“The nation’s fast-growing supply of cheap natural gas is setting off a manufacturing revival that’s expected to create hundreds of thousands of jobs as companies build or expand plants to take advantage of the low prices,” reported USA Today’s Paul Davidson on Wednesday. CNN and MSNBC also picked up the story, which quoted ACC President and CEO Cal Dooley.
Shale gas, rich in ethane needed for chemical production, is positively impacting the country’s economic outlook as well as its energy future. ACC is aware of 30 chemical projects that could appear in the next five years, including new plants, expanded production or operational changes that boost output, known as “debottlenecking.”
A new U.S. plant is being explored by Shell Chemical, which signed a land option agreement earlier this month that brings the company one step closer to building a petrochemical complex in Monaca, PA.
But Marcellus Shale Coalition president Jathryn Klaber says neighboring states Ohio and West Virginia would also stand to benefit from a new Pennsylvania complex:
While located in Pennsylvania, the supply chain and potential economic impact of this project will span the multi-state region while serving as an anchor in the resurgence of the domestic manufacturing sector.
Ohio’s top economic official, Mark Jvamme, says he sees “a huge opportunity in the petrochemical business, plastic business, also manufacturing, within about 100 miles of the plant,” including potential opportunities for Ohio and West Virginia residents to work at the plant.
The effects could be far-reaching, indeed.
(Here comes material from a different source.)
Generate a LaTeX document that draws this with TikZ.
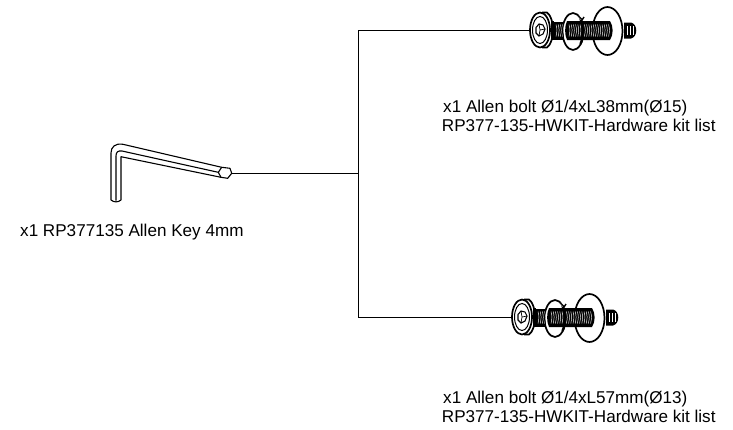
\documentclass[tikz,border=0pt]{standalone}
\usepackage{fontspec}
\setmainfont{Liberation Sans}
\tikzset{
  wire/.style={draw=black,line width=1pt},
  lbl/.style={inner sep=0pt,anchor=base west,font=\fontsize{17.1}{19}\selectfont,align=left},
  ln/.style={draw=black,line width=1.1pt,line join=round},
  thick part/.style={draw=black,line width=1.7pt,fill=white},
  bolthardware/.pic={
    % end of screw
    \fill[black] (84,-7.5) -- (91,-7.5) .. controls (98,-6) and (98,7) .. (91,8.5) -- (84,8.5) -- cycle;
    \foreach \x in {87,90,93} \draw[white,line width=0.4pt] (\x,-4) -- (\x,5);
    % large washer
    \draw[thick part] (67.5,1) ellipse [x radius=15,y radius=24];
    % lock washer
    \draw[thick part] (33,1.5) ellipse [x radius=10.5,y radius=18.5];
    % thread
    \fill[black] (13,-8.5) rectangle (24,9.5);
    \fill[black] (27,-9) -- (70,-9) .. controls (73.5,-4) and (73.5,5) .. (70,10) -- (27,10) .. controls (24.5,5) and (24.5,-4) .. (27,-9) -- cycle;
    \foreach \x in {16,18.2,...,23,29,31.2,...,69} \draw[white,line width=0.45pt] (\x,-5.5) .. controls (\x+1.2,0) .. (\x,6.5);
    % lock washer front edge and split
    \draw[black,line width=2.4pt] (40.5,-11) .. controls (43.5,-6) and (43.5,8) .. (40.5,14);
    \fill[white] (37,-15) -- (42,-14) -- (45,-9) -- (41,-10) -- cycle;
    \draw[black,line width=1.4pt] (37,-15.5) -- (41.5,-11) (44,-13) -- (41,-8.5);
    % head flange
    \draw[thick part] (3,-17.5) -- (7,-17.5) .. controls (15,-12) and (15,12) .. (7,17.5) -- (3,17.5) -- cycle;
    \fill[black] (10.5,-9) rectangle (14,9.5);
    \draw[thick part] (0,0) ellipse [x radius=10,y radius=17.5];
    \draw[black,line width=1pt] (0,0) ellipse [x radius=7.5,y radius=13.5];
    \draw[black,line width=1.1pt] (-4,-2.5) -- (-1,-6) -- (3,-5) -- (5,-1) -- (3,4) -- (-1,6) -- (-4,3) -- cycle;
    \draw[black,line width=0.7pt] (-1,-6) -- (0,0) -- (5,-1) (0,0) -- (-1,6);
  }
}
\begin{document}
\begin{tikzpicture}[x=1pt,y=-1pt]
\useasboundingbox (0,0) rectangle (733,429);
% Allen key
\draw[ln,fill=white] (221.7,167.3) -- (123,144.3) .. controls (115,143) and (111,147) .. (111,153) -- (111,200)
  .. controls (114,202.5) and (118,202.5) .. (121,200) -- (121,156.7) -- (221,177.3) -- cycle;
\draw[ln] (116,200.5) -- (116,156) .. controls (116,152) and (118,150.5) .. (122,151) -- (218.3,172.3);
\draw[ln,fill=white] (221.7,167.3) -- (230,168.3) -- (231.7,173.3) -- (227.7,178.3) -- (221,177.3) -- (218.3,172.3) -- cycle;
% connectors
\coordinate (key) at (231.7,173);
\coordinate (junction) at (358,173);
\coordinate (topcorner) at (358,30);
\coordinate (botcorner) at (358,317);
\pic (bolta) at (540,30) {bolthardware};
\pic (boltb) at (522,317) {bolthardware};
\coordinate (boltaend) at (530,30);
\coordinate (boltbend) at (512,317);
\draw[wire] (key) -- (junction);
\draw[wire] (boltaend) -- (topcorner) -- (botcorner) -- (boltbend);
% labels
\node[lbl] (t1) at (20,236) {x1 RP377135 Allen Key 4mm};
\node[lbl] (t2) at (443,112) {x1 Allen bolt Ø1/4xL38mm(Ø15)};
\node[lbl] (t3) at (441.7,131) {RP377-135-HWKIT-Hardware kit list};
\node[lbl] (t4) at (443,403) {x1 Allen bolt Ø1/4xL57mm(Ø13)};
\node[lbl] (t5) at (441.7,422) {RP377-135-HWKIT-Hardware kit list};
\end{tikzpicture}
\end{document}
ACC estimates that, combined, the petrochemical investments currently under consideration would expand U.S. petrochemical capacity by 27% and create more than 200,000 new jobs in the chemical and supplier industries alone. More jobs would be created in customer industries that benefit from chemistry’s global competitive advantage.
Job Growth Expected From Cheap Natural Gas
The nation’s fast-growing supply of cheap natural gas is setting off a manufacturing revival that’s expected to create hundreds of thousands of jobs as companies build or expand plants to take advantage of the low prices.
Royal Dutch Shell announced this month that it chose a site near Pittsburgh for a facility to convert ethane from locally produced natural gas into ethylene and polyethylene. They’re used to make plastics that go into packaging, pipes and other products. The planned ethane cracker would employ a few hundred workers.
It’s among nearly 30 chemical plants proposed in the U.S. in the next five years, according to the American Chemistry Council. The projects would expand U.S. petrochemical capacity by 27 percent and employ 200,000 workers at the factories and related suppliers, says Council President Cal Dooley, a major turnaround.
As U.S. natural gas prices soared in the late 1990s, chemical makers moved overseas, laying off 140,000 employees, Dooley says. But the U.S. has seen a natural gas boom in recent years, with producers using new drilling techniques to extract fuel from shale formations in Texas, Pennsylvania and other regions. U.S. natural gas prices, at slightly more than $2 per million British thermal units, are about 75 percent below Western Europe rates.